Editorial to Geostrategic Pulse 235 - Nagorno-Karabakh – a punctual issue with extended implications

Nagorno-Karabakh – a punctual issue with extended implications
Corneliu PIVARIU

The current situation in Nagorno-Karabakh has its roots in the gradual incorporation of South Caucasus in the Russian Empire and later on in the policy of the former Soviet Union of creating contentious areas in different parts of the satellite states in order to better control them. So, Nagorno-Karabakh, alongside Ossetia, Abhazia and Transnistria, each one with its own peculiarities, represents a region where Russia but other powers, too, use it for achieving its strategic objectives, most of the times divergent not only among them, but also of Armenia’s specific interests.

It is difficult to foresee how the situation in this area will evolve during the next years due to the variables which evolution cannot be precisely determined, yet some important changes will occur at least internally in Armenia that will influence this evolution. The first one is represented by the generational change as the ones who gained independence and then the 1992-1994 war will gradually leave the political stage (in 2013, Armenia’s first president, Levon Ter-Petrosyan, aged 71, announced he would not compete, due to health reasons, in the presidential elections). The second one will be determined by the 2015 referendum that ammended the Constitution by turning the country into a parliamentary republic and the elections of April, 2017 marked already the beginning of this new stage even if the Republican Party of the president Serzh Sargsyan was the first with 49.17% of the vote (58 seats of the total of 131, 11 seats less than in the previous legislature). Yet the constitutional ammendments will enter into force after the presidential elections scheduled in February 2018,  and then a period of reforms in the governing system will likely follow with the establishment of new institutions and the decentralization of the government. Externally, Armenia will continue to successfully use the possibilities its strong diaspora in the USA, France and other European countries offer. Also the relations with Russia – its main ally, with Nagorno-Karabakh Republic -   an indispensable security partner, with Iran, and its relations with Turkey and Azerbaijan as well will witness new evolutions.

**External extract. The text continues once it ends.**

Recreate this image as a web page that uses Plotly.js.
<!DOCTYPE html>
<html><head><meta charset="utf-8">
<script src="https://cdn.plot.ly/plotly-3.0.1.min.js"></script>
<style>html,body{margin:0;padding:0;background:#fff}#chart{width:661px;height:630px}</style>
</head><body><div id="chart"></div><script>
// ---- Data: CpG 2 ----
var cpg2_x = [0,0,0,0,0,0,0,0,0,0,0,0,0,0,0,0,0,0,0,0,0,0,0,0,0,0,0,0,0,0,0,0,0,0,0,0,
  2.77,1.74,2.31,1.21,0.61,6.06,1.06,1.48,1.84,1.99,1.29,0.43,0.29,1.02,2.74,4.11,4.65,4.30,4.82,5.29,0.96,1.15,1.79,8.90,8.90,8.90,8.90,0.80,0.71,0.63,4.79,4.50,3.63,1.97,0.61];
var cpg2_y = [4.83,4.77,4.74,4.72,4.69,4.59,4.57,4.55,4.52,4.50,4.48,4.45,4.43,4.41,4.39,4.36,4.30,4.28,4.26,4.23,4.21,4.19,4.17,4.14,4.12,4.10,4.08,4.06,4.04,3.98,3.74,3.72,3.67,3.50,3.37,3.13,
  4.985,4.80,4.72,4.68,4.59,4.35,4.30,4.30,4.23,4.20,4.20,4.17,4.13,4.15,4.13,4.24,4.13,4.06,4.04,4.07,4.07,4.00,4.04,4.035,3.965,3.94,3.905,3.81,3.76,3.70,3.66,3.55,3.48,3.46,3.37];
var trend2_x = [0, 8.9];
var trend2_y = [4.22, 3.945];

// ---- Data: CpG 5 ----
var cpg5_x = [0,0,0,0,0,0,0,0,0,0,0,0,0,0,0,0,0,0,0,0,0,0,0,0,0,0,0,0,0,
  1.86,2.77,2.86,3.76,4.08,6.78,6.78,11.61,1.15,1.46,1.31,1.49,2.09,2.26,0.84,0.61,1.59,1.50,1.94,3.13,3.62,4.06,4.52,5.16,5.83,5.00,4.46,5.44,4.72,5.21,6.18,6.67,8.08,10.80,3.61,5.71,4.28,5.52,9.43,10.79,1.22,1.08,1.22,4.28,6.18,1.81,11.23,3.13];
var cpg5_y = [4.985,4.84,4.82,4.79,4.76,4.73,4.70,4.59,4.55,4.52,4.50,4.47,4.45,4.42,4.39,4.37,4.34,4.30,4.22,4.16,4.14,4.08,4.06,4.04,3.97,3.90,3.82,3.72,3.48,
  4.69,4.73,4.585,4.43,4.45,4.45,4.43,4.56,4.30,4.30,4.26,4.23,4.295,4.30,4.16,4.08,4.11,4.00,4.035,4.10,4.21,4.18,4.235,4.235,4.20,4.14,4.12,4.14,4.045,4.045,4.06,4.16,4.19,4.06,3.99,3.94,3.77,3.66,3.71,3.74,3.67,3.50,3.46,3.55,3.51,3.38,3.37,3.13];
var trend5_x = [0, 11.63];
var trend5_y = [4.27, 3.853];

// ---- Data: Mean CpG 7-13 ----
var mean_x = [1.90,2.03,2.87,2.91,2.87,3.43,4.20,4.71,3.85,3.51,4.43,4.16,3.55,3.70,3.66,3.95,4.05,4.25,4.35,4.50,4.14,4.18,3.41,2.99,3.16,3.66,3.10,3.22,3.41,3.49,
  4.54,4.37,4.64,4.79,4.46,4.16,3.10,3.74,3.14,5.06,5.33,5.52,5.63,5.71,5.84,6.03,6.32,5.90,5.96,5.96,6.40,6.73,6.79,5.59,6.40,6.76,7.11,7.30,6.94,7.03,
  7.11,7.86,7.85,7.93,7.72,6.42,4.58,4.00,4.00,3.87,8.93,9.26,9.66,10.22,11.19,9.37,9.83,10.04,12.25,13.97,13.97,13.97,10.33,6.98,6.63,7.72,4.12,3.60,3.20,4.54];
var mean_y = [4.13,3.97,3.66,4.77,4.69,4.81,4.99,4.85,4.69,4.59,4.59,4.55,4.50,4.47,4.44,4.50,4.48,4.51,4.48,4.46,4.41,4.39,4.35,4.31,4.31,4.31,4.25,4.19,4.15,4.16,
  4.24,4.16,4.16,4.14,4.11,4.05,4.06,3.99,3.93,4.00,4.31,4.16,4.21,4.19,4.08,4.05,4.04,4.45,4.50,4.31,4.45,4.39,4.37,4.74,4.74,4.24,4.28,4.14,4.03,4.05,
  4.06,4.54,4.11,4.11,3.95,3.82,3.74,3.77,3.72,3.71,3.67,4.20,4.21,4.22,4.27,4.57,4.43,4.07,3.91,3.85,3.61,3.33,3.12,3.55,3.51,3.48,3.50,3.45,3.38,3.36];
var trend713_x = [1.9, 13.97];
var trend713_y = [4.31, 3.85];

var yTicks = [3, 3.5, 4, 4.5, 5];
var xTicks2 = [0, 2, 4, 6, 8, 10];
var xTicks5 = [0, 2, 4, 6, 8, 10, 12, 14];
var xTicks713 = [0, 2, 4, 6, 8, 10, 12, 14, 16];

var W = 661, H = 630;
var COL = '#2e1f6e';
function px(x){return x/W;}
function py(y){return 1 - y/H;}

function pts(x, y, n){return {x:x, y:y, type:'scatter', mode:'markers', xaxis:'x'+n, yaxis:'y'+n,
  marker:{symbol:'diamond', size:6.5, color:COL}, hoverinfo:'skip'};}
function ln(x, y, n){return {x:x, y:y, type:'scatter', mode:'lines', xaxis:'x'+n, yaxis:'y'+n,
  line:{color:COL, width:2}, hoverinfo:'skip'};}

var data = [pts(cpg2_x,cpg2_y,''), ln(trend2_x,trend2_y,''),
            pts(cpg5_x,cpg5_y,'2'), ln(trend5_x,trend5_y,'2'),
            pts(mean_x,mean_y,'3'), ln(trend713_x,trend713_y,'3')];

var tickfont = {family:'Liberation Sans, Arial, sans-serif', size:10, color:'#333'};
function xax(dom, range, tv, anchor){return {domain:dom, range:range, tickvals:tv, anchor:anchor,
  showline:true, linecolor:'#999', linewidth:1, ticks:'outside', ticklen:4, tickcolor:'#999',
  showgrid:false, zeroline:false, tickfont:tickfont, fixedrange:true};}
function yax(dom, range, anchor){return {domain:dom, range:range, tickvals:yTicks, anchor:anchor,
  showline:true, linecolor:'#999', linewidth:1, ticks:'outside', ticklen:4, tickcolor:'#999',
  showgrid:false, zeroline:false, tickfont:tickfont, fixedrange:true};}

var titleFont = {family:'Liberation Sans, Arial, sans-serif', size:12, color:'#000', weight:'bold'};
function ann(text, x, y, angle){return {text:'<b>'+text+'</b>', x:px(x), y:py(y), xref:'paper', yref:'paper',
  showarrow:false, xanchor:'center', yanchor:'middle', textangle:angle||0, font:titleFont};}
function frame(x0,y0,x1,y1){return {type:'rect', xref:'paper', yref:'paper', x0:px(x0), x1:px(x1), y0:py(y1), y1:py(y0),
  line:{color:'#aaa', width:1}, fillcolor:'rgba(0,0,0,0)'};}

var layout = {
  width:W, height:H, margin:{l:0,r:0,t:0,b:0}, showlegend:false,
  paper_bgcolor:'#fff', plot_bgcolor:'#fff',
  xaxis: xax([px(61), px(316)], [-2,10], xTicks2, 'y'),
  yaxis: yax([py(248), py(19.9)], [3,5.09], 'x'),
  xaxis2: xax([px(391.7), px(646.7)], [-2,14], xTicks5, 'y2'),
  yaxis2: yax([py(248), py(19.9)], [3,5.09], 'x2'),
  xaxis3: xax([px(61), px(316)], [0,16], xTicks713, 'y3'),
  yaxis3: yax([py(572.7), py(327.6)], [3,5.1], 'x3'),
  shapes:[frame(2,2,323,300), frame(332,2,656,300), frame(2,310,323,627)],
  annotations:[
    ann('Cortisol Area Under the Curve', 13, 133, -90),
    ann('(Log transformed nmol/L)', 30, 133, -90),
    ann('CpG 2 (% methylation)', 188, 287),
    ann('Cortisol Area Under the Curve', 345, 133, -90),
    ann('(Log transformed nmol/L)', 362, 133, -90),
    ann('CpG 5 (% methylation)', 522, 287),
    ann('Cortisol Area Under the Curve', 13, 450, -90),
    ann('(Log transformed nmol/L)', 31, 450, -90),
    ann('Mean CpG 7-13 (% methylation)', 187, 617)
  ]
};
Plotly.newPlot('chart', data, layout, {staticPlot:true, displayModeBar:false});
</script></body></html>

We stress that Azerbaijan’s escalations and military actions in April 2016 followed by Erevan’s unilateral denunciation of the agreements reached in Vienna and Saint Petersburg in May and, respectively, June 2016, prove the determination of the Armenian political class to reject any compromise in solving the situation in Nagorno-Karabakh. Mention should be made on this backgroung of the recently (20th of February) held referendum in Nagorno-Karabakh, aimed mainly at changing of denomination in “Artsakh Republic” and granting more powers to the president - by abolishing the position of prime minister for making more rapidly some security related decisions – steps aproved by more than 76% of the participants. The referendum was not recognized by several states  (Germany, Georgia, Ukraine, Turkey, Azerbaijan indeed, etc.) the European Union included and we mention part of the latter’s statement: “The EU does not recognize the constitutional and legal framework for such procedures that cannot modify the future status of Nagorno-Karabakh and cannot influence the negotiations process”. We remind that, after the 1992-1994 war, apart from Nagorno-Karabakh, Armenia occupied seven other adjiacent regions (Lachin, Kalbajar, Aghdam, Fuzuli,  Jabrayil, Gubadli and Zangilan), and during the negotiations processes in the OSCE format – Minsk Group (Armenia, Azerbaijan, Russia, USA, France, Italy, Germany, Turkey, Belarus, Finland and Sweden,  co-presidents Russia, USA and France – as of 1996) Armenia would have accepted the return to Azerbaijan of five of these regions in exchange of the recognition of the independence of Nagorno-Karabakh and securing a connection with Armenia (Lacin area), but no progresses at all were registered.

Mention should be made also of the important initiative of president Serzh Sargsyan of rapprochement to the European Union, marked by his visit to Brussels on 27-28th of February where he had meetings not only with the EU’s leaders but also with NATO’s General Secretary. On that occasion, the two sides agreed a “Comprehensive and Enhanced Partnership Agreement (CEPA), for the development of the bilateral relations” in the new global context which signature is contemplated most probably in November 2017 during the Eastern Partnership Summit in Brussels. An intelligent move of president Sargsyan, in line with his strategy, even if his joining the Euroasian Union in 2015 seemed to end the evolution towards an European integration. This movement brought most probably more votes to the Republican Party of president Sargsyan during the recent parliamentary elections.

Even if by cooperating with the EU the authorities in Erevan seek to generate a new balance in its political and economic dependency relationship with Moscow, it is unlikely that Armenia can renounce the latter in the foreign policy, defense and security issues.